We worden geboren, groeien op en sterven. We denken dat de wereld er voor ons is, en dat ons toevalt wat ons toevalt: soms goed, soms slecht, soms heel slecht. Gelovige moslims noemen het Allah’s wil. Anderen voorziening, weer anderen geloven er niet in: gewoon dikke pech. Zonder God valt goed te leven, met God is het al een stuk lastiger. Dan hangt helemaal maar van af hoe oprecht je deze weg wilt gaan.
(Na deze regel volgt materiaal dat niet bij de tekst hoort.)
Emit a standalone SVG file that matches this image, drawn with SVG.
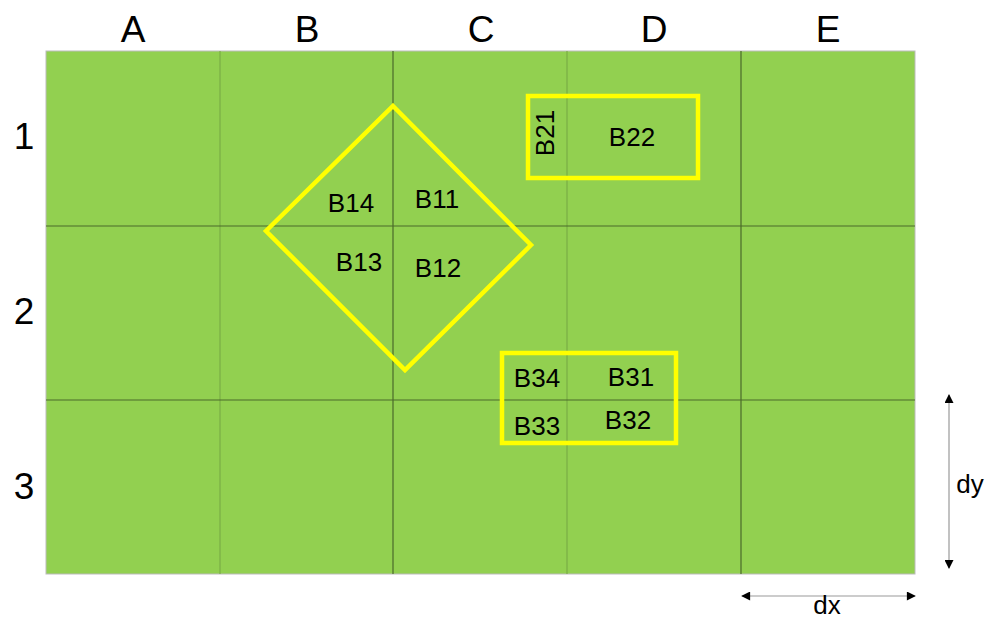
<svg xmlns="http://www.w3.org/2000/svg" width="995" height="621" viewBox="0 0 995 621">
<defs>
<style>
text{font-family:"Liberation Sans",Arial,sans-serif;fill:#000;text-anchor:middle;dominant-baseline:central}
.hdr{font-size:37px}
.lbl{font-size:26px}
.dark{stroke:#4a6a2a;stroke-width:1.2}
.light{stroke:#7aae45;stroke-width:1.2}
.ylw{fill:none;stroke:#ffff00;stroke-width:4.5}
.dim{stroke:#999;stroke-width:1.2}
</style>
<marker id="ah" viewBox="0 0 10 10" refX="9" refY="5" markerWidth="12" markerHeight="9" markerUnits="userSpaceOnUse" orient="auto-start-reverse">
<path d="M0,0 L10,5 L0,10 z" fill="#000"/>
</marker>
</defs>
<rect width="995" height="621" fill="#fff"/>
<g id="grid">
<rect x="46" y="51" width="869" height="523" fill="#92d050" stroke="#bbb" stroke-width="1"/>
<line class="light" x1="220" y1="51" x2="220" y2="574"/>
<line class="light" x1="567" y1="51" x2="567" y2="574"/>
<line class="dark" x1="393" y1="51" x2="393" y2="574"/>
<line class="dark" x1="741" y1="51" x2="741" y2="574"/>
<line class="dark" x1="46" y1="226" x2="915" y2="226"/>
<line class="dark" x1="46" y1="400" x2="915" y2="400"/>
</g>
<g id="headers">
<text class="hdr" x="133" y="29">A</text>
<text class="hdr" x="307" y="29">B</text>
<text class="hdr" x="481" y="29">C</text>
<text class="hdr" x="654" y="29">D</text>
<text class="hdr" x="828" y="29">E</text>
<text class="hdr" x="24" y="136">1</text>
<text class="hdr" x="24" y="311">2</text>
<text class="hdr" x="24" y="486">3</text>
</g>
<g id="diamond">
<polygon class="ylw" points="393,106 531,245 405,370 266,231"/>
<text class="lbl" x="351" y="203">B14</text>
<text class="lbl" x="437" y="199">B11</text>
<text class="lbl" x="359" y="262">B13</text>
<text class="lbl" x="438" y="268">B12</text>
</g>
<g id="box2">
<rect class="ylw" x="528" y="96" width="170" height="82"/>
<text class="lbl" x="632" y="137">B22</text>
<text class="lbl" transform="translate(545,133) rotate(-90)">B21</text>
</g>
<g id="box3">
<rect class="ylw" x="502" y="353" width="174" height="90"/>
<text class="lbl" x="537" y="378">B34</text>
<text class="lbl" x="631" y="377">B31</text>
<text class="lbl" x="537" y="426">B33</text>
<text class="lbl" x="628" y="420">B32</text>
</g>
<g id="connectors">
<line class="dim" x1="949" y1="395" x2="949" y2="568" marker-start="url(#ah)" marker-end="url(#ah)"/>
<line class="dim" x1="742" y1="596" x2="915" y2="596" marker-start="url(#ah)" marker-end="url(#ah)"/>
</g>
<g id="dims">
<text class="lbl" x="970" y="484">dy</text>
<text class="lbl" x="827" y="605">dx</text>
</g>
</svg>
Roberte Dapunt heeft haar eigen kijk op de dingen en de dingen die voorbijgaan, een mooi slotakkoord om over te peinzen.

An die Kindheit, die die Jahre der Reife erhöhte, erinnere ich mich,
nun hat sie kein Erbarmen mehr mit mir.
So verfestigen sich mir die Schatten und ich, die ich
mit jedem Tag
mich ferner von ihrer Erinnerung sehe.
Begehrenswerte Anemone, ein Kranz von dunklen Locken,
und doch das Weiss im Haar, das sich zärtlich darbietet.
Schutzschild eines Lebens und kein Märchen, trotzdem
bin ich durch diesen Körper gegangen, seinen Glanz.

Und du, mein Freund, zeigst mir Gemälde geschlossener
Augen, Gemälde über den Tod,
und meine Augen schauen das Lächeln, das du
in jedes Bild legst.
Das zufriedene Dasein, am Ende abgelegt hinter
geschlossenen Blicken.

Wir sind, denke ich, jeden Tag unseres Lebens in Begleitung
eines Schädels,
der dort unter jedem Gefühl, jeder erlebten Empfindung,
die Augen offen hält. Er schliesst sie nicht, auch nicht als Toter.

Een inspirerend herfst met veel durf om de goede keuzes te maken en de menselijke kant van jezelf te laten zien en te laten gelden.